**The exercise**
Any picture among the records should be left out, please; retype the rest exactly.

==== Input ====

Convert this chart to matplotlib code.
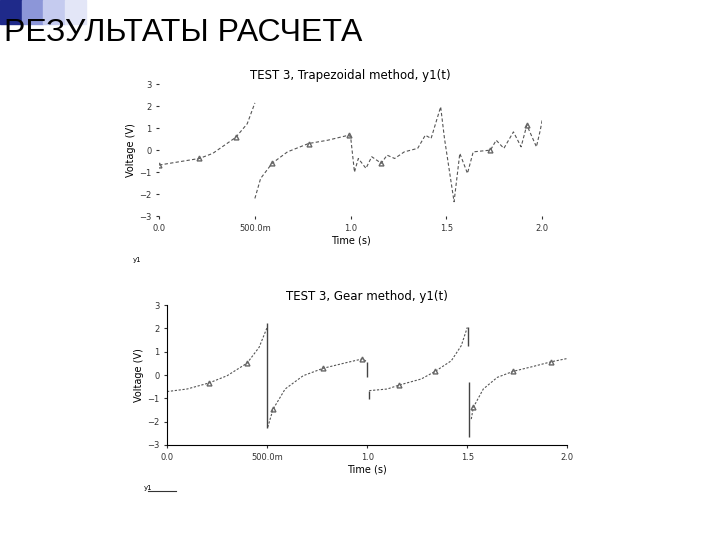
import numpy as np
import matplotlib
matplotlib.use("Agg")
import matplotlib.pyplot as plt
from matplotlib.patches import Rectangle

nan = np.nan
# Top chart (Trapezoidal)
t_trap = [0.0, 0.21, 0.28, 0.40, 0.46, 0.50, nan,
          0.50, 0.53, 0.59, 0.67, 0.78, 0.88, 0.99, 1.0,
          1.02, 1.04, 1.08, 1.11, 1.16, 1.19, 1.23, 1.28, 1.35, 1.39, 1.42, 1.47, 1.49,
          1.54, 1.57, 1.61, 1.64, 1.73, 1.76, 1.80, 1.85, 1.89, 1.92, 1.97, 1.99, 2.0]
y_trap = [-0.68, -0.38, -0.15, 0.58, 1.2, 2.15, nan,
          -2.2, -1.29, -0.6, -0.08, 0.3, 0.45, 0.68, 0.6,
          -1.0, -0.38, -0.83, -0.3, -0.6, -0.23, -0.38, -0.08, 0.08, 0.68, 0.53, 1.97, 0.53,
          -2.35, -0.15, -1.06, -0.08, 0.0, 0.45, 0.08, 0.83, 0.15, 1.14, 0.15, 0.9, 1.36]
mk_trap_t = [0.0, 0.21, 0.40, 0.59, 0.78, 0.99, 1.16, 1.73, 1.92]
mk_trap_y = [-0.68, -0.38, 0.58, -0.6, 0.3, 0.68, -0.6, 0.0, 1.14]

# Bottom chart (Gear)
t_gear = [0.0, 0.1, 0.21, 0.3, 0.4, 0.46, 0.5, nan,
          0.503, 0.53, 0.59, 0.68, 0.78, 0.9, 0.975, 1.0, nan,
          1.01, 1.1, 1.16, 1.27, 1.34, 1.42, 1.47, 1.5, nan,
          1.52, 1.53, 1.58, 1.65, 1.73, 1.83, 1.92, 2.0]
y_gear = [-0.71, -0.6, -0.34, -0.03, 0.51, 1.19, 2.04, nan,
          -2.24, -1.46, -0.6, -0.03, 0.29, 0.54, 0.69, 0.57, nan,
          -0.67, -0.6, -0.43, -0.17, 0.16, 0.61, 1.26, 2.04, nan,
          -1.89, -1.39, -0.6, -0.1, 0.16, 0.37, 0.57, 0.71]
v_gear_t = [0.497, 1.0, 1.008, 1.503, 1.51]
v_gear_lo = [-2.29, -0.1, -1.03, 1.26, -2.67]
v_gear_hi = [2.23, 0.57, -0.67, 2.08, -0.31]
mk_gear_t = [0.21, 0.40, 0.53, 0.78, 0.975, 1.16, 1.34, 1.53, 1.73, 1.92]
mk_gear_y = [-0.34, 0.51, -1.46, 0.29, 0.69, -0.43, 0.16, -1.39, 0.16, 0.57]

xticks = [0.0, 0.5, 1.0, 1.5, 2.0]
xticklabels = ["0.0", "500.0m", "1.0", "1.5", "2.0"]
yticks = [-3, -2, -1, 0, 1, 2, 3]

fig = plt.figure(figsize=(7.2, 5.4), dpi=100)
# slide decoration
for (x, y, w, h, c) in [(0.0, 0.955, 0.03, 0.045, "#1f2a8a"), (0.03, 0.955, 0.03, 0.045, "#8c96d8"),
                        (0.06, 0.955, 0.03, 0.045, "#c5cbef"), (0.09, 0.955, 0.03, 0.045, "#e3e6f7")]:
    fig.patches.append(Rectangle((x, y), w, h, transform=fig.transFigure, color=c, zorder=0))
fig.text(0.005, 0.938, "РЕЗУЛЬТАТЫ РАСЧЕТА", fontsize=23, family="Liberation Sans", va="center")

def style(ax, spines):
    ax.set_xlim(0, 2)
    ax.set_ylim(-3, 3)
    ax.set_xticks(xticks)
    ax.set_xticklabels(xticklabels)
    ax.set_yticks(yticks)
    ax.tick_params(labelsize=6, length=2, colors="#333333")
    for s in ax.spines.values():
        s.set_visible(False)
    if spines:
        ax.spines["left"].set_visible(True)
        ax.spines["bottom"].set_visible(True)

ax1 = fig.add_axes([0.221, 0.60, 0.532, 0.244])
ax1.plot(t_trap, y_trap, color="#555555", lw=0.8, ls=(0, (3, 2)))
ax1.plot(mk_trap_t, mk_trap_y, ls="none", marker="^", mfc="none", mec="#666666", ms=3.5)
style(ax1, False)
ax1.set_title("TEST 3, Trapezoidal method, y1(t)", fontsize=8.5, pad=4)
ax1.set_xlabel("Time (s)", fontsize=7, labelpad=2)
ax1.set_ylabel("Voltage (V)", fontsize=7, labelpad=2)
fig.text(0.185, 0.515, "y1", fontsize=5)

ax2 = fig.add_axes([0.232, 0.176, 0.556, 0.259])
ax2.plot(t_gear, y_gear, color="#555555", lw=0.8, ls=(0, (2, 1.5)))
ax2.vlines(v_gear_t, v_gear_lo, v_gear_hi, color="#444444", lw=1)
ax2.plot(mk_gear_t, mk_gear_y, ls="none", marker="^", mfc="none", mec="#666666", ms=3.5)
style(ax2, True)
ax2.set_title("TEST 3, Gear method, y1(t)", fontsize=8.5, pad=4)
ax2.set_xlabel("Time (s)", fontsize=7, labelpad=2)
ax2.set_ylabel("Voltage (V)", fontsize=7, labelpad=2)
fig.text(0.2, 0.093, "y1", fontsize=5)
fig.add_artist(plt.Line2D([0.205, 0.245], [0.09, 0.09], color="#333333", lw=0.8))

fig.savefig("out.png", dpi=100)
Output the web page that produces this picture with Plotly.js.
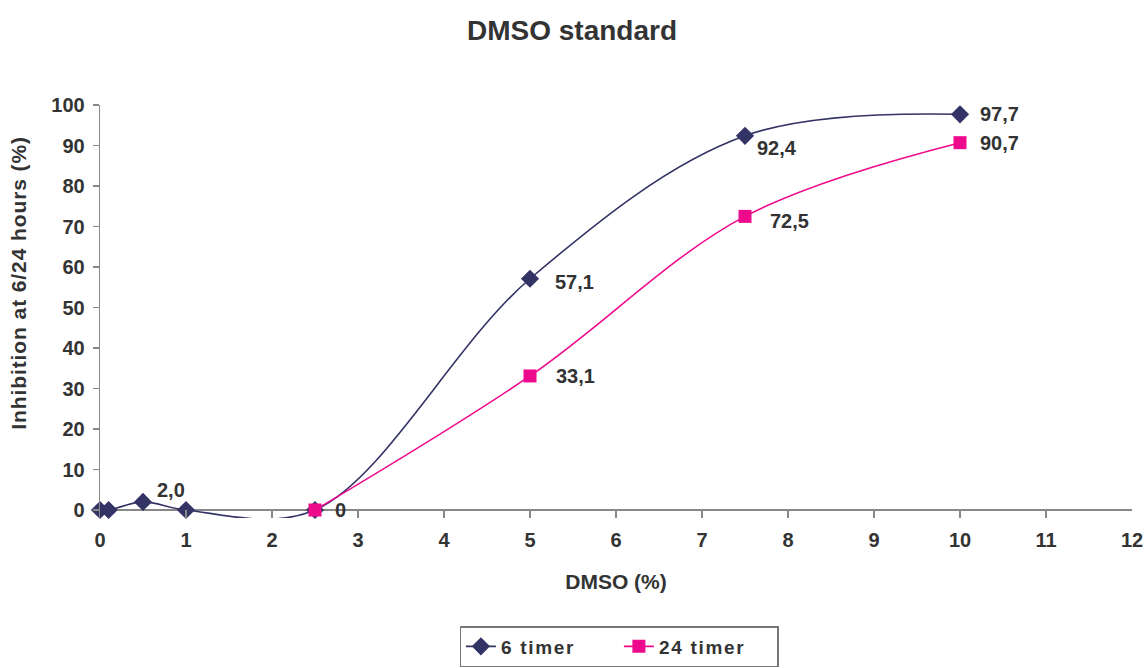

====

**Output**
Convert this chart to matplotlib code.
import numpy as np
import matplotlib
matplotlib.use("Agg")
import matplotlib.pyplot as plt
from matplotlib.patches import Rectangle

nan = np.nan
# Top chart (Trapezoidal)
t_trap = [0.0, 0.21, 0.28, 0.40, 0.46, 0.50, nan,
          0.50, 0.53, 0.59, 0.67, 0.78, 0.88, 0.99, 1.0,
          1.02, 1.04, 1.08, 1.11, 1.16, 1.19, 1.23, 1.28, 1.35, 1.39, 1.42, 1.47, 1.49,
          1.54, 1.57, 1.61, 1.64, 1.73, 1.76, 1.80, 1.85, 1.89, 1.92, 1.97, 1.99, 2.0]
y_trap = [-0.68, -0.38, -0.15, 0.58, 1.2, 2.15, nan,
          -2.2, -1.29, -0.6, -0.08, 0.3, 0.45, 0.68, 0.6,
          -1.0, -0.38, -0.83, -0.3, -0.6, -0.23, -0.38, -0.08, 0.08, 0.68, 0.53, 1.97, 0.53,
          -2.35, -0.15, -1.06, -0.08, 0.0, 0.45, 0.08, 0.83, 0.15, 1.14, 0.15, 0.9, 1.36]
mk_trap_t = [0.0, 0.21, 0.40, 0.59, 0.78, 0.99, 1.16, 1.73, 1.92]
mk_trap_y = [-0.68, -0.38, 0.58, -0.6, 0.3, 0.68, -0.6, 0.0, 1.14]

# Bottom chart (Gear)
t_gear = [0.0, 0.1, 0.21, 0.3, 0.4, 0.46, 0.5, nan,
          0.503, 0.53, 0.59, 0.68, 0.78, 0.9, 0.975, 1.0, nan,
          1.01, 1.1, 1.16, 1.27, 1.34, 1.42, 1.47, 1.5, nan,
          1.52, 1.53, 1.58, 1.65, 1.73, 1.83, 1.92, 2.0]
y_gear = [-0.71, -0.6, -0.34, -0.03, 0.51, 1.19, 2.04, nan,
          -2.24, -1.46, -0.6, -0.03, 0.29, 0.54, 0.69, 0.57, nan,
          -0.67, -0.6, -0.43, -0.17, 0.16, 0.61, 1.26, 2.04, nan,
          -1.89, -1.39, -0.6, -0.1, 0.16, 0.37, 0.57, 0.71]
v_gear_t = [0.497, 1.0, 1.008, 1.503, 1.51]
v_gear_lo = [-2.29, -0.1, -1.03, 1.26, -2.67]
v_gear_hi = [2.23, 0.57, -0.67, 2.08, -0.31]
mk_gear_t = [0.21, 0.40, 0.53, 0.78, 0.975, 1.16, 1.34, 1.53, 1.73, 1.92]
mk_gear_y = [-0.34, 0.51, -1.46, 0.29, 0.69, -0.43, 0.16, -1.39, 0.16, 0.57]

xticks = [0.0, 0.5, 1.0, 1.5, 2.0]
xticklabels = ["0.0", "500.0m", "1.0", "1.5", "2.0"]
yticks = [-3, -2, -1, 0, 1, 2, 3]

fig = plt.figure(figsize=(7.2, 5.4), dpi=100)
# slide decoration
for (x, y, w, h, c) in [(0.0, 0.955, 0.03, 0.045, "#1f2a8a"), (0.03, 0.955, 0.03, 0.045, "#8c96d8"),
                        (0.06, 0.955, 0.03, 0.045, "#c5cbef"), (0.09, 0.955, 0.03, 0.045, "#e3e6f7")]:
    fig.patches.append(Rectangle((x, y), w, h, transform=fig.transFigure, color=c, zorder=0))
fig.text(0.005, 0.938, "РЕЗУЛЬТАТЫ РАСЧЕТА", fontsize=23, family="Liberation Sans", va="center")

def style(ax, spines):
    ax.set_xlim(0, 2)
    ax.set_ylim(-3, 3)
    ax.set_xticks(xticks)
    ax.set_xticklabels(xticklabels)
    ax.set_yticks(yticks)
    ax.tick_params(labelsize=6, length=2, colors="#333333")
    for s in ax.spines.values():
        s.set_visible(False)
    if spines:
        ax.spines["left"].set_visible(True)
        ax.spines["bottom"].set_visible(True)

ax1 = fig.add_axes([0.221, 0.60, 0.532, 0.244])
ax1.plot(t_trap, y_trap, color="#555555", lw=0.8, ls=(0, (3, 2)))
ax1.plot(mk_trap_t, mk_trap_y, ls="none", marker="^", mfc="none", mec="#666666", ms=3.5)
style(ax1, False)
ax1.set_title("TEST 3, Trapezoidal method, y1(t)", fontsize=8.5, pad=4)
ax1.set_xlabel("Time (s)", fontsize=7, labelpad=2)
ax1.set_ylabel("Voltage (V)", fontsize=7, labelpad=2)
fig.text(0.185, 0.515, "y1", fontsize=5)

ax2 = fig.add_axes([0.232, 0.176, 0.556, 0.259])
ax2.plot(t_gear, y_gear, color="#555555", lw=0.8, ls=(0, (2, 1.5)))
ax2.vlines(v_gear_t, v_gear_lo, v_gear_hi, color="#444444", lw=1)
ax2.plot(mk_gear_t, mk_gear_y, ls="none", marker="^", mfc="none", mec="#666666", ms=3.5)
style(ax2, True)
ax2.set_title("TEST 3, Gear method, y1(t)", fontsize=8.5, pad=4)
ax2.set_xlabel("Time (s)", fontsize=7, labelpad=2)
ax2.set_ylabel("Voltage (V)", fontsize=7, labelpad=2)
fig.text(0.2, 0.093, "y1", fontsize=5)
fig.add_artist(plt.Line2D([0.205, 0.245], [0.09, 0.09], color="#333333", lw=0.8))

fig.savefig("out.png", dpi=100)
Output the web page that produces this picture with Plotly.js.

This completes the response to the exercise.